Friday, May 06, 2011

Graiguenamanagh gets statues of Duiske Cistercians

The first of a dozen life-size statues of thirteenth-century Cistercian monks have been erected in Graiguenamanagh, Co. Kilkenny.

The monuments are a project by Graiguenamanagh Tidy Towns Committee to enhance the area and create a tourist trail for visitors to the town, where Duiske Abbey was one of the first Cistercian settlements in Ireland. 

The first two monk statues have been erected, recalling the Cistercians farming activities, with one harvesting wheat and the second carrying a sheep’s fleece and a set of shears.

A further ten statues will be erected in due course, creating an integrated public art display in the grounds of the abbey along the banks of the River Barrow.  

The Tidy Towns Committee hopes this will enhance the stay of visitors who come to the town mainly to visit the Abbey, which is now restored as a functioning church.

They will now be able to walk in the footsteps of the monks and see the various activities by which they made their living eight hundred years ago.

Each of the solid granite monk statues costs approximately €3,000 and the Committee hopes to pay for the initiative by inviting members of the public to sponsor a monk, which they can have created to look like themselves or a loved one.  

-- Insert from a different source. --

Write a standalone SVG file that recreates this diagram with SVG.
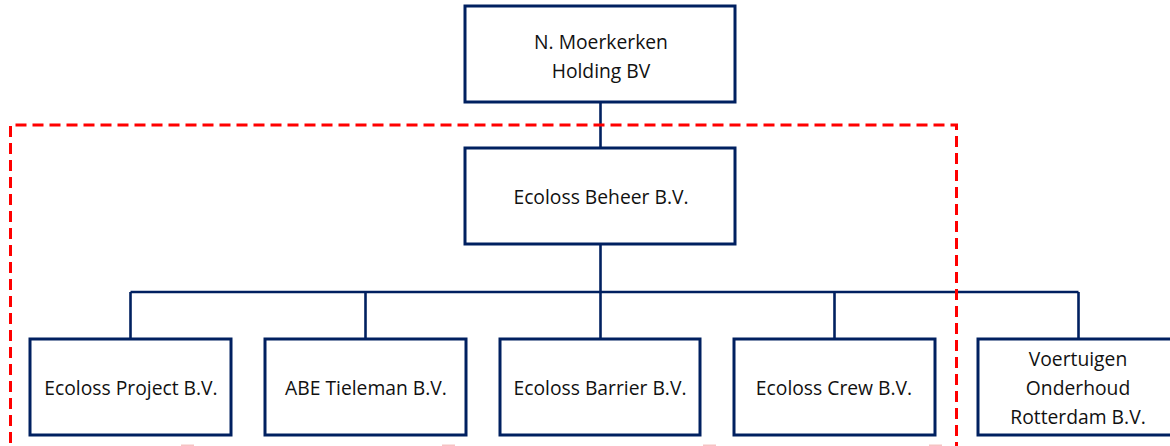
<svg xmlns="http://www.w3.org/2000/svg" width="1170" height="446" viewBox="0 0 1170 446">
<style>
.box{fill:#ffffff;stroke:#002060;stroke-width:3}
.con{fill:none;stroke:#002060;stroke-width:2.6}
.lbl{font-family:"Open Sans","Liberation Sans",sans-serif;font-size:19.3px;fill:#111111;text-anchor:middle}
.grp{fill:none;stroke:#ff0000;stroke-width:3;stroke-dasharray:11 6}
.mark{fill:#f6c4c4}
</style>
<rect x="0" y="0" width="1170" height="446" fill="#ffffff"/>
<g id="connectors">
<line class="con" x1="600.5" y1="102" x2="600.5" y2="148"/>
<line class="con" x1="600.5" y1="245" x2="600.5" y2="292"/>
<line class="con" x1="130.5" y1="292" x2="1078.5" y2="292"/>
<line class="con" x1="130.5" y1="292" x2="130.5" y2="339"/>
<line class="con" x1="365.5" y1="292" x2="365.5" y2="339"/>
<line class="con" x1="600.5" y1="292" x2="600.5" y2="339"/>
<line class="con" x1="834.5" y1="292" x2="834.5" y2="339"/>
<line class="con" x1="1078.5" y1="292" x2="1078.5" y2="339"/>
</g>
<path id="group-boundary" class="grp" d="M10.5,460 V125 H956.5 V460"/>
<g id="n-moerkerken">
<rect class="box" x="465" y="6" width="270" height="96"/>
<text class="lbl" x="601" y="48.5">N. Moerkerken</text>
<text class="lbl" x="601" y="77.5">Holding BV</text>
</g>
<g id="ecoloss-beheer">
<rect class="box" x="465" y="148" width="270" height="96"/>
<text class="lbl" x="601" y="203.5">Ecoloss Beheer B.V.</text>
</g>
<g id="ecoloss-project">
<rect class="box" x="30" y="339" width="201" height="96"/>
<text class="lbl" x="131" y="394.5">Ecoloss Project B.V.</text>
</g>
<g id="abe-tieleman">
<rect class="box" x="265" y="339" width="201" height="96"/>
<text class="lbl" x="366" y="394.5">ABE Tieleman B.V.</text>
</g>
<g id="ecoloss-barrier">
<rect class="box" x="500" y="339" width="200" height="96"/>
<text class="lbl" x="600" y="394.5">Ecoloss Barrier B.V.</text>
</g>
<g id="ecoloss-crew">
<rect class="box" x="734" y="339" width="201" height="96"/>
<text class="lbl" x="834" y="394.5">Ecoloss Crew B.V.</text>
</g>
<g id="voertuigen-onderhoud">
<rect class="box" x="978" y="339" width="202" height="96"/>
<text class="lbl" x="1078" y="365.5">Voertuigen</text>
<text class="lbl" x="1078" y="395">Onderhoud</text>
<text class="lbl" x="1078" y="423.5">Rotterdam B.V.</text>
</g>
<rect class="mark" x="181" y="444.5" width="13" height="1.5"/>
<rect class="mark" x="442" y="444.5" width="13" height="1.5"/>
<rect class="mark" x="703" y="444.5" width="13" height="1.5"/>
<rect class="mark" x="929" y="444.5" width="13" height="1.5"/>
</svg>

The sponsors will be allowed decide the height, size, weight, facial features and stature of the individual monk they pay for.

It is suggested that having a statue of a monk erected could be a fitting memorial to a loved one.

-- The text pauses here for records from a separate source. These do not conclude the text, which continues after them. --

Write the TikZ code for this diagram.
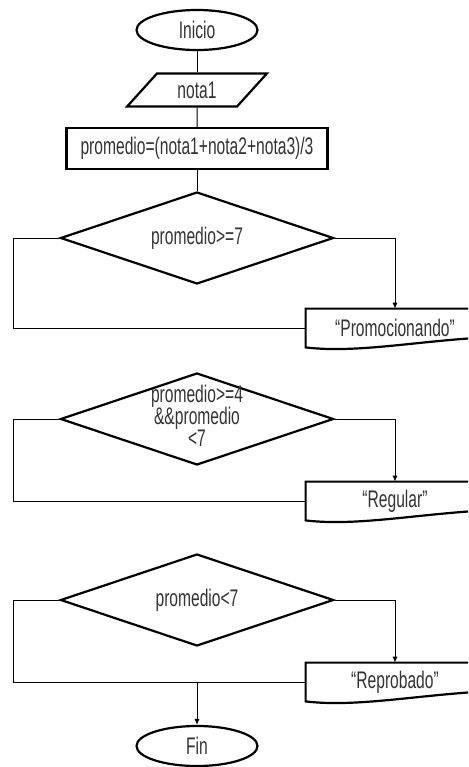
\documentclass[tikz,border=0pt]{standalone}
\usepackage{fontspec}
\setmainfont{Liberation Sans}[FakeStretch=0.65]
\usetikzlibrary{shapes.geometric}
\usetikzlibrary{arrows.meta}

\tikzset{
 terminal/.style={ellipse,draw,line width=1.1pt,minimum width=60.5pt,minimum height=20pt,inner sep=0pt},
 entrada/.style={trapezium,trapezium left angle=49,trapezium right angle=131,trapezium stretches=true,draw,line width=1.1pt,minimum width=70pt,minimum height=16.5pt,inner sep=0pt},
 proceso/.style={rectangle,draw,line width=1.1pt,minimum width=130.5pt,minimum height=20.5pt,inner sep=0pt},
 decision/.style={diamond,draw,line width=1.1pt,aspect=2.97,minimum width=136.5pt,minimum height=46pt,inner sep=0pt,align=center},
 salida/.style={rectangle,minimum width=89pt,minimum height=19pt,inner sep=0pt},
 contorno/.style={line width=1.1pt,line join=miter},
 linea/.style={line width=0.5pt},
 flecha/.style={line width=0.5pt,-{Latex[length=3pt,width=2.6pt]}}
}

\begin{document}
\begin{tikzpicture}[x=0.5pt,y=-0.5pt,font=\fontsize{12}{10.5}\selectfont,text=black!80]
 \useasboundingbox (0,0) rectangle (468,767);
 \clip (0,0) rectangle (468,767);
 % inicio y lectura
 \node[terminal] (inicio) at (197,30) {Inicio};
 \node[entrada] (leer) at (197,90) {nota1};
 \node[proceso] (calc) at (197,148.5) {promedio=(nota1+nota2+nota3)/3};
 % decisiones
 \node[decision] (d1) at (197,238) {promedio>=7};
 \node[decision] (d2) at (197,419) {\makebox[0pt]{\raisebox{-3.5pt}{\begin{tabular}{@{}c@{}}promedio>=4\\[-0.5pt]\&\&promedio\\[-0.5pt]<7\end{tabular}}}};
 \node[decision] (d3) at (197,600) {promedio<7};
 % salidas
 \node[salida] (s1) at (395,328) {“Promocionando"};
 \node[salida] (s2) at (395,501) {“Regular"};
 \node[salida] (s3) at (395,682) {“Reprobado"};
 \draw[contorno] (s1.north east) -- (s1.north west) -- (s1.south west) .. controls ([shift={(50,6)}]s1.south west) and ([shift={(-70,-6)}]s1.south east) .. ([shift={(0,-10)}]s1.south east) -- (s1.north east);
 \draw[contorno] (s2.north east) -- (s2.north west) -- (s2.south west) .. controls ([shift={(50,6)}]s2.south west) and ([shift={(-70,-6)}]s2.south east) .. ([shift={(0,-10)}]s2.south east) -- (s2.north east);
 \draw[contorno] (s3.north east) -- (s3.north west) -- (s3.south west) .. controls ([shift={(50,6)}]s3.south west) and ([shift={(-70,-6)}]s3.south east) .. ([shift={(0,-10)}]s3.south east) -- (s3.north east);
 \node[terminal] (fin) at (197,746) {Fin};
 % conexiones
 \draw[linea] (inicio) -- (leer);
 \draw[linea] (leer) -- (calc);
 \draw[linea] (calc) -- (d1);
 \draw[linea] (d1.west) -- ++(-46,0) |- (s1.west);
 \draw[flecha] (d1.east) -| (s1.north);
 \draw[linea] (d2.west) -- ++(-46,0) |- (s2.west);
 \draw[flecha] (d2.east) -| (s2.north);
 \draw[linea] (d3.west) -- ++(-46,0) |- (s3.west);
 \draw[flecha] (d3.east) -| (s3.north);
 \draw[flecha] (fin.north |- s3.west) -- (fin.north);
\end{tikzpicture}
\end{document}
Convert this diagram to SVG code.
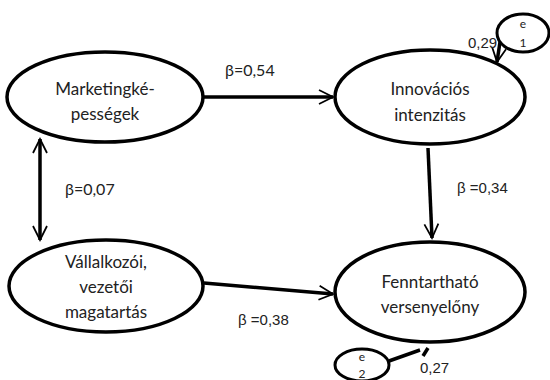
<svg xmlns="http://www.w3.org/2000/svg" width="550" height="380" viewBox="0 0 550 380">
<style>
.n{fill:#fff;stroke:#000;stroke-width:3.5}
.e{fill:#fff;stroke:#000;stroke-width:3}
.t{font-family:Lato,"Liberation Sans",sans-serif;font-size:17px;fill:#222;text-anchor:middle}
.l{font-family:Lato,"Liberation Sans",sans-serif;font-size:16px;fill:#222}
.s{font-family:"Liberation Sans",Arial,sans-serif;font-size:15px;fill:#222}
.x{font-family:Lato,"Liberation Sans",sans-serif;font-size:12px;fill:#222;text-anchor:middle}
.c{stroke:#000;stroke-width:3.5;fill:none}
</style>
<defs>
<marker id="a" viewBox="0 0 10 10" refX="9" refY="5" markerWidth="5" markerHeight="5" orient="auto-start-reverse" markerUnits="strokeWidth">
<path d="M1,1 L9,5 L1,9" fill="none" stroke="#000" stroke-width="1"/>
</marker>
</defs>
<g id="connectors">
<line class="c" x1="204" y1="97" x2="333" y2="97" marker-end="url(#a)"/>
<line class="c" x1="428" y1="148" x2="432" y2="238" marker-end="url(#a)"/>
<line class="c" x1="40" y1="139" x2="40" y2="240" marker-start="url(#a)" marker-end="url(#a)"/>
<line class="c" x1="204" y1="283" x2="333" y2="294" marker-end="url(#a)"/>
<line class="c" x1="500" y1="42" x2="497" y2="62" marker-end="url(#a)"/>
<line class="c" x1="389" y1="361" x2="420" y2="350"/>
<line class="c" x1="423" y1="356" x2="428" y2="348"/>
</g>
<g id="marketing">
<ellipse class="n" cx="105" cy="97" rx="98" ry="45"/>
<text class="t" x="105" y="95">Marketingké-</text>
<text class="t" x="105" y="120">pességek</text>
</g>
<g id="innovacios">
<ellipse class="n" cx="430" cy="97" rx="95" ry="47"/>
<text class="t" x="430" y="95">Innovációs</text>
<text class="t" x="430" y="121">intenzitás</text>
</g>
<g id="vallalkozoi">
<ellipse class="n" cx="106" cy="286" rx="97" ry="46"/>
<text class="t" x="106" y="268">Vállalkozói,</text>
<text class="t" x="106" y="293">vezetői</text>
<text class="t" x="106" y="318">magatartás</text>
</g>
<g id="fenntarthato">
<ellipse class="n" cx="430" cy="292" rx="95" ry="50"/>
<text class="t" x="430" y="288">Fenntartható</text>
<text class="t" x="430" y="313">versenyelőny</text>
</g>
<g id="e1">
<ellipse class="e" cx="523" cy="33" rx="26" ry="19"/>
<text class="x" x="523" y="28">e</text>
<text class="x" x="523" y="47">1</text>
</g>
<g id="e2">
<ellipse class="e" cx="362" cy="365" rx="27" ry="16"/>
<text class="x" x="362" y="361">e</text>
<text class="x" x="362" y="378">2</text>
</g>
<g id="labels">
<text class="l" x="225" y="76">β=0,54</text>
<text class="s" x="457" y="193">β =0,34</text>
<text class="l" x="65" y="195">β=0,07</text>
<text class="s" x="238" y="325">β =0,38</text>
<text class="s" x="468" y="48">0,29</text>
<text class="s" x="420" y="373">0,27</text>
</g>
</svg>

The Committee is drawing on expertise on the way of life in Cistercian abbeys for advice on the design process to ensure that the statues accurately reflect the residents of Duiske Abbey in the 1200s.  

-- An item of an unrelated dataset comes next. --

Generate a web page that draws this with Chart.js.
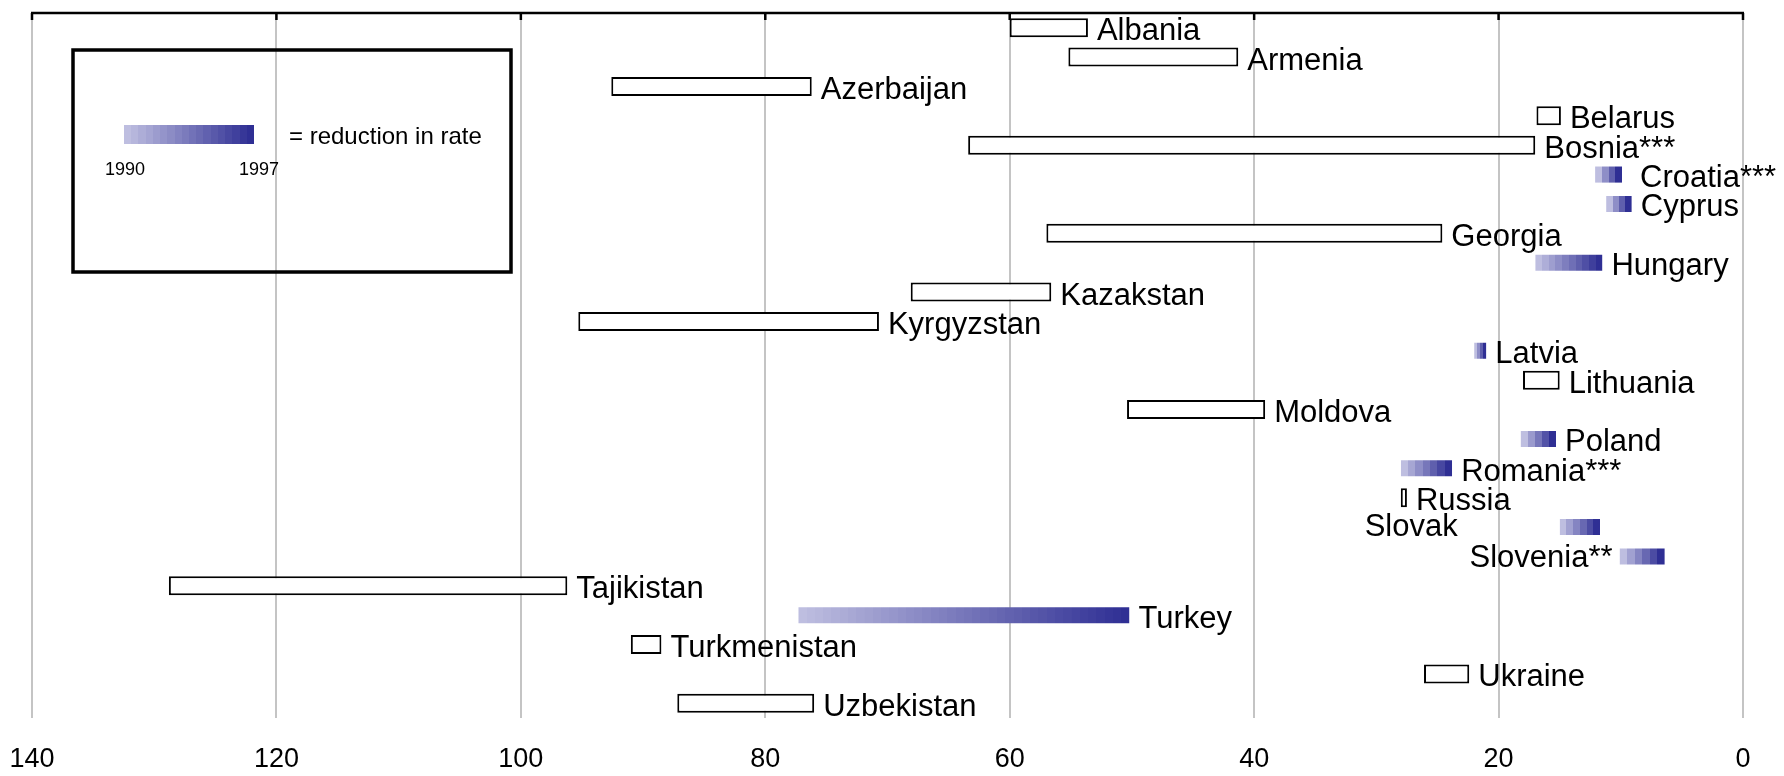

The Cistercians established Duiske Abbey in 1204 and brought monks from Wiltshire in England to build it up. 

Two decades later, the community had 36 monks and 50 lay brothers and was one of Ireland’s largest. 

It survived until the time of the infamous King Henry VIII who suppressed it in 1536, and after that the abbey fell into decay and the property passed to the Earls of Ormond.

The church was returned to Graiguenamanagh’s Catholic community in 1812 and in the 1980s was restored as the town’s working parish church.